**Directive**. Copy out each line below exactly as it appears.

**Supplied data**.
--
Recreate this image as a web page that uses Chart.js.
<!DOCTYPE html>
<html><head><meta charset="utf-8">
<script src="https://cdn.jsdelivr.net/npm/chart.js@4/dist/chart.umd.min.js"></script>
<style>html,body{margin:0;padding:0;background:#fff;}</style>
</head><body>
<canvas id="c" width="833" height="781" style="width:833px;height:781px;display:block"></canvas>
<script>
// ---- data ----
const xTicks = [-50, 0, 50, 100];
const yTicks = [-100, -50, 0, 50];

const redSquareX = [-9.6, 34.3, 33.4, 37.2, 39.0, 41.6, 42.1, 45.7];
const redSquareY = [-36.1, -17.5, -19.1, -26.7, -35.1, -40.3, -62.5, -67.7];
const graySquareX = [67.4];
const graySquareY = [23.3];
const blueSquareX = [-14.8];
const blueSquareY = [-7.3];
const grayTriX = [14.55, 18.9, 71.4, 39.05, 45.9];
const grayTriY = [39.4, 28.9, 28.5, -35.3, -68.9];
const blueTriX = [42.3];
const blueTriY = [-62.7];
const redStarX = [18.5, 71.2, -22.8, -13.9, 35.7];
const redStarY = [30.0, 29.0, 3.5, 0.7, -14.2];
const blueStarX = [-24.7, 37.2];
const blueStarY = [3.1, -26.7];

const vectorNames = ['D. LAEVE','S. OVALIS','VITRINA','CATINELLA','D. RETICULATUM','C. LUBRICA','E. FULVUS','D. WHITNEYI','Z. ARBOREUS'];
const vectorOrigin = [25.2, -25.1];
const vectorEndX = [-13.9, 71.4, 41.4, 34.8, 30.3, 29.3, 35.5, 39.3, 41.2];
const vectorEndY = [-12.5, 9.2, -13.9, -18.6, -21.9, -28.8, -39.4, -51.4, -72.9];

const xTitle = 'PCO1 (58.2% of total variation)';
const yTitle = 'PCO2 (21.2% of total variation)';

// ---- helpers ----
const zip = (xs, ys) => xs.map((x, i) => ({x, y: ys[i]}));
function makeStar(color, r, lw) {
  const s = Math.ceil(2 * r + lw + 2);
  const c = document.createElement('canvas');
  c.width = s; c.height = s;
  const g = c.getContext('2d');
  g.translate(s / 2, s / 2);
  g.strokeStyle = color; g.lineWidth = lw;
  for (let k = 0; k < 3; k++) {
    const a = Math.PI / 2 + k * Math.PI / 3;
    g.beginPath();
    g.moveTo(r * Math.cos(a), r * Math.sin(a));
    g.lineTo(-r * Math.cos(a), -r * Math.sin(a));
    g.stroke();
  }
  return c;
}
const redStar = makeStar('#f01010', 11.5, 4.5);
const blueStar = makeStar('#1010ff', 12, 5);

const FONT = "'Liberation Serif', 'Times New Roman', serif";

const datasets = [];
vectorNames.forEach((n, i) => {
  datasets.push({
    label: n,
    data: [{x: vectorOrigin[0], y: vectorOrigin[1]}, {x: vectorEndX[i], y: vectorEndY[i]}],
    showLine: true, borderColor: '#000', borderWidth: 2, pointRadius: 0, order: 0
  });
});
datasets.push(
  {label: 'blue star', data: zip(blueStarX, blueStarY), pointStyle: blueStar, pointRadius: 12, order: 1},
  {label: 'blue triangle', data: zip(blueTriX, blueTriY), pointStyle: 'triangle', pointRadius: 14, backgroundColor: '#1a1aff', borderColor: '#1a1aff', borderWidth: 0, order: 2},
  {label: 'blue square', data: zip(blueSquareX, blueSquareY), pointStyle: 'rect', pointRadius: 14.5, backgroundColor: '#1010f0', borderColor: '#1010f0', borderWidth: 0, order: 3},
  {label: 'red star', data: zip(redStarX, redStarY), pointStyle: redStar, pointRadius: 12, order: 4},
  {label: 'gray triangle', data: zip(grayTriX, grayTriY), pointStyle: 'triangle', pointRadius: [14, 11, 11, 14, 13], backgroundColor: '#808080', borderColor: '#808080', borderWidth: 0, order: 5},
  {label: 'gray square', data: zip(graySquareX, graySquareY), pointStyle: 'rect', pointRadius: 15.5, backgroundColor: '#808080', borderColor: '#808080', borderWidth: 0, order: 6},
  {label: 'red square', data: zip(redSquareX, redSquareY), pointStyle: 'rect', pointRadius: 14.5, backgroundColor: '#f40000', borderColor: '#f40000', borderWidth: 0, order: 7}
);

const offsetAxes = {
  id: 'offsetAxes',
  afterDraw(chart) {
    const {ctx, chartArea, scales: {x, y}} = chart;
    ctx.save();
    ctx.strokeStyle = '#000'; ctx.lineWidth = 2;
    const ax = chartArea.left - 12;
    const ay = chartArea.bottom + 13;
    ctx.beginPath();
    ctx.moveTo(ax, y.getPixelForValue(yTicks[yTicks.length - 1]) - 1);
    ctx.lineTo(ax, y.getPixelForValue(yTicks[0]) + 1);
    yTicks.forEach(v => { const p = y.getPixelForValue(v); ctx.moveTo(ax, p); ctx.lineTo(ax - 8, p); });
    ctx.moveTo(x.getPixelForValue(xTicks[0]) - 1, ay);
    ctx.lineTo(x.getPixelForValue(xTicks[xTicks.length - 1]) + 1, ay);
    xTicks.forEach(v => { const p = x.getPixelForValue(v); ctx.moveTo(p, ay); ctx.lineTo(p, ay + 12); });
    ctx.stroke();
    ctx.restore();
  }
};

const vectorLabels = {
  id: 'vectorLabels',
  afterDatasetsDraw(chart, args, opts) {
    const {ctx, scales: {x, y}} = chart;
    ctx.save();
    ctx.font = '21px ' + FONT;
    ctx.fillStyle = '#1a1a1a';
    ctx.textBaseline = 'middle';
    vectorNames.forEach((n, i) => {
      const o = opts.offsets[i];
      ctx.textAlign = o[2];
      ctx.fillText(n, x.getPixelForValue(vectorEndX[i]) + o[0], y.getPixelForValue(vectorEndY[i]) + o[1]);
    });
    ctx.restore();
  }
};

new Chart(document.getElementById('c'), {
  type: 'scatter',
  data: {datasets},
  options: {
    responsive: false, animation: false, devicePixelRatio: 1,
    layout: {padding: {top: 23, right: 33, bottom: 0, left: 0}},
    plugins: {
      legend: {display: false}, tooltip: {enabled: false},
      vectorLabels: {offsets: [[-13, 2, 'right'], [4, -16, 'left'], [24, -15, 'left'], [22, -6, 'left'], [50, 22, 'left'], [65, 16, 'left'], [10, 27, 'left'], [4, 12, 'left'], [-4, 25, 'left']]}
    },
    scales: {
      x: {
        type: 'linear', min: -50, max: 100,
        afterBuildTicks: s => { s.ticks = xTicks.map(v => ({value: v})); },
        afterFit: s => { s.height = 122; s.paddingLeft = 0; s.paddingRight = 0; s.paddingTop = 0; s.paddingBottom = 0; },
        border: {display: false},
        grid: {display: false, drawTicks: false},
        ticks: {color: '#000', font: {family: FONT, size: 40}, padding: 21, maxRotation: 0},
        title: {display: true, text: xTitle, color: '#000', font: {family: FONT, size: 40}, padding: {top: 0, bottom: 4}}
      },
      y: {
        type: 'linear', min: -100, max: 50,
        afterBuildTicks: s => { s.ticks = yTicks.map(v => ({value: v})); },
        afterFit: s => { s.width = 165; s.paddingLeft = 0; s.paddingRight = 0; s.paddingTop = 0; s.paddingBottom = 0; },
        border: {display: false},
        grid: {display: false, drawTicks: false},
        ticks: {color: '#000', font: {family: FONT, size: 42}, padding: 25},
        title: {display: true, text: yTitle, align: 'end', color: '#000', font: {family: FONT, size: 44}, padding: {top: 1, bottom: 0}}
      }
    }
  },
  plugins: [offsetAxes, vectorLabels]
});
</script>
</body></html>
--
**Answer to this exercise**.
Recreate this image as a web page that uses Chart.js.
<!DOCTYPE html>
<html><head><meta charset="utf-8">
<script src="https://cdn.jsdelivr.net/npm/chart.js@4/dist/chart.umd.min.js"></script>
<style>html,body{margin:0;padding:0;background:#fff;}</style>
</head><body>
<canvas id="c" width="833" height="781" style="width:833px;height:781px;display:block"></canvas>
<script>
// ---- data ----
const xTicks = [-50, 0, 50, 100];
const yTicks = [-100, -50, 0, 50];

const redSquareX = [-9.6, 34.3, 33.4, 37.2, 39.0, 41.6, 42.1, 45.7];
const redSquareY = [-36.1, -17.5, -19.1, -26.7, -35.1, -40.3, -62.5, -67.7];
const graySquareX = [67.4];
const graySquareY = [23.3];
const blueSquareX = [-14.8];
const blueSquareY = [-7.3];
const grayTriX = [14.55, 18.9, 71.4, 39.05, 45.9];
const grayTriY = [39.4, 28.9, 28.5, -35.3, -68.9];
const blueTriX = [42.3];
const blueTriY = [-62.7];
const redStarX = [18.5, 71.2, -22.8, -13.9, 35.7];
const redStarY = [30.0, 29.0, 3.5, 0.7, -14.2];
const blueStarX = [-24.7, 37.2];
const blueStarY = [3.1, -26.7];

const vectorNames = ['D. LAEVE','S. OVALIS','VITRINA','CATINELLA','D. RETICULATUM','C. LUBRICA','E. FULVUS','D. WHITNEYI','Z. ARBOREUS'];
const vectorOrigin = [25.2, -25.1];
const vectorEndX = [-13.9, 71.4, 41.4, 34.8, 30.3, 29.3, 35.5, 39.3, 41.2];
const vectorEndY = [-12.5, 9.2, -13.9, -18.6, -21.9, -28.8, -39.4, -51.4, -72.9];

const xTitle = 'PCO1 (58.2% of total variation)';
const yTitle = 'PCO2 (21.2% of total variation)';

// ---- helpers ----
const zip = (xs, ys) => xs.map((x, i) => ({x, y: ys[i]}));
function makeStar(color, r, lw) {
  const s = Math.ceil(2 * r + lw + 2);
  const c = document.createElement('canvas');
  c.width = s; c.height = s;
  const g = c.getContext('2d');
  g.translate(s / 2, s / 2);
  g.strokeStyle = color; g.lineWidth = lw;
  for (let k = 0; k < 3; k++) {
    const a = Math.PI / 2 + k * Math.PI / 3;
    g.beginPath();
    g.moveTo(r * Math.cos(a), r * Math.sin(a));
    g.lineTo(-r * Math.cos(a), -r * Math.sin(a));
    g.stroke();
  }
  return c;
}
const redStar = makeStar('#f01010', 11.5, 4.5);
const blueStar = makeStar('#1010ff', 12, 5);

const FONT = "'Liberation Serif', 'Times New Roman', serif";

const datasets = [];
vectorNames.forEach((n, i) => {
  datasets.push({
    label: n,
    data: [{x: vectorOrigin[0], y: vectorOrigin[1]}, {x: vectorEndX[i], y: vectorEndY[i]}],
    showLine: true, borderColor: '#000', borderWidth: 2, pointRadius: 0, order: 0
  });
});
datasets.push(
  {label: 'blue star', data: zip(blueStarX, blueStarY), pointStyle: blueStar, pointRadius: 12, order: 1},
  {label: 'blue triangle', data: zip(blueTriX, blueTriY), pointStyle: 'triangle', pointRadius: 14, backgroundColor: '#1a1aff', borderColor: '#1a1aff', borderWidth: 0, order: 2},
  {label: 'blue square', data: zip(blueSquareX, blueSquareY), pointStyle: 'rect', pointRadius: 14.5, backgroundColor: '#1010f0', borderColor: '#1010f0', borderWidth: 0, order: 3},
  {label: 'red star', data: zip(redStarX, redStarY), pointStyle: redStar, pointRadius: 12, order: 4},
  {label: 'gray triangle', data: zip(grayTriX, grayTriY), pointStyle: 'triangle', pointRadius: [14, 11, 11, 14, 13], backgroundColor: '#808080', borderColor: '#808080', borderWidth: 0, order: 5},
  {label: 'gray square', data: zip(graySquareX, graySquareY), pointStyle: 'rect', pointRadius: 15.5, backgroundColor: '#808080', borderColor: '#808080', borderWidth: 0, order: 6},
  {label: 'red square', data: zip(redSquareX, redSquareY), pointStyle: 'rect', pointRadius: 14.5, backgroundColor: '#f40000', borderColor: '#f40000', borderWidth: 0, order: 7}
);

const offsetAxes = {
  id: 'offsetAxes',
  afterDraw(chart) {
    const {ctx, chartArea, scales: {x, y}} = chart;
    ctx.save();
    ctx.strokeStyle = '#000'; ctx.lineWidth = 2;
    const ax = chartArea.left - 12;
    const ay = chartArea.bottom + 13;
    ctx.beginPath();
    ctx.moveTo(ax, y.getPixelForValue(yTicks[yTicks.length - 1]) - 1);
    ctx.lineTo(ax, y.getPixelForValue(yTicks[0]) + 1);
    yTicks.forEach(v => { const p = y.getPixelForValue(v); ctx.moveTo(ax, p); ctx.lineTo(ax - 8, p); });
    ctx.moveTo(x.getPixelForValue(xTicks[0]) - 1, ay);
    ctx.lineTo(x.getPixelForValue(xTicks[xTicks.length - 1]) + 1, ay);
    xTicks.forEach(v => { const p = x.getPixelForValue(v); ctx.moveTo(p, ay); ctx.lineTo(p, ay + 12); });
    ctx.stroke();
    ctx.restore();
  }
};

const vectorLabels = {
  id: 'vectorLabels',
  afterDatasetsDraw(chart, args, opts) {
    const {ctx, scales: {x, y}} = chart;
    ctx.save();
    ctx.font = '21px ' + FONT;
    ctx.fillStyle = '#1a1a1a';
    ctx.textBaseline = 'middle';
    vectorNames.forEach((n, i) => {
      const o = opts.offsets[i];
      ctx.textAlign = o[2];
      ctx.fillText(n, x.getPixelForValue(vectorEndX[i]) + o[0], y.getPixelForValue(vectorEndY[i]) + o[1]);
    });
    ctx.restore();
  }
};

new Chart(document.getElementById('c'), {
  type: 'scatter',
  data: {datasets},
  options: {
    responsive: false, animation: false, devicePixelRatio: 1,
    layout: {padding: {top: 23, right: 33, bottom: 0, left: 0}},
    plugins: {
      legend: {display: false}, tooltip: {enabled: false},
      vectorLabels: {offsets: [[-13, 2, 'right'], [4, -16, 'left'], [24, -15, 'left'], [22, -6, 'left'], [50, 22, 'left'], [65, 16, 'left'], [10, 27, 'left'], [4, 12, 'left'], [-4, 25, 'left']]}
    },
    scales: {
      x: {
        type: 'linear', min: -50, max: 100,
        afterBuildTicks: s => { s.ticks = xTicks.map(v => ({value: v})); },
        afterFit: s => { s.height = 122; s.paddingLeft = 0; s.paddingRight = 0; s.paddingTop = 0; s.paddingBottom = 0; },
        border: {display: false},
        grid: {display: false, drawTicks: false},
        ticks: {color: '#000', font: {family: FONT, size: 40}, padding: 21, maxRotation: 0},
        title: {display: true, text: xTitle, color: '#000', font: {family: FONT, size: 40}, padding: {top: 0, bottom: 4}}
      },
      y: {
        type: 'linear', min: -100, max: 50,
        afterBuildTicks: s => { s.ticks = yTicks.map(v => ({value: v})); },
        afterFit: s => { s.width = 165; s.paddingLeft = 0; s.paddingRight = 0; s.paddingTop = 0; s.paddingBottom = 0; },
        border: {display: false},
        grid: {display: false, drawTicks: false},
        ticks: {color: '#000', font: {family: FONT, size: 42}, padding: 25},
        title: {display: true, text: yTitle, align: 'end', color: '#000', font: {family: FONT, size: 44}, padding: {top: 1, bottom: 0}}
      }
    }
  },
  plugins: [offsetAxes, vectorLabels]
});
</script>
</body></html>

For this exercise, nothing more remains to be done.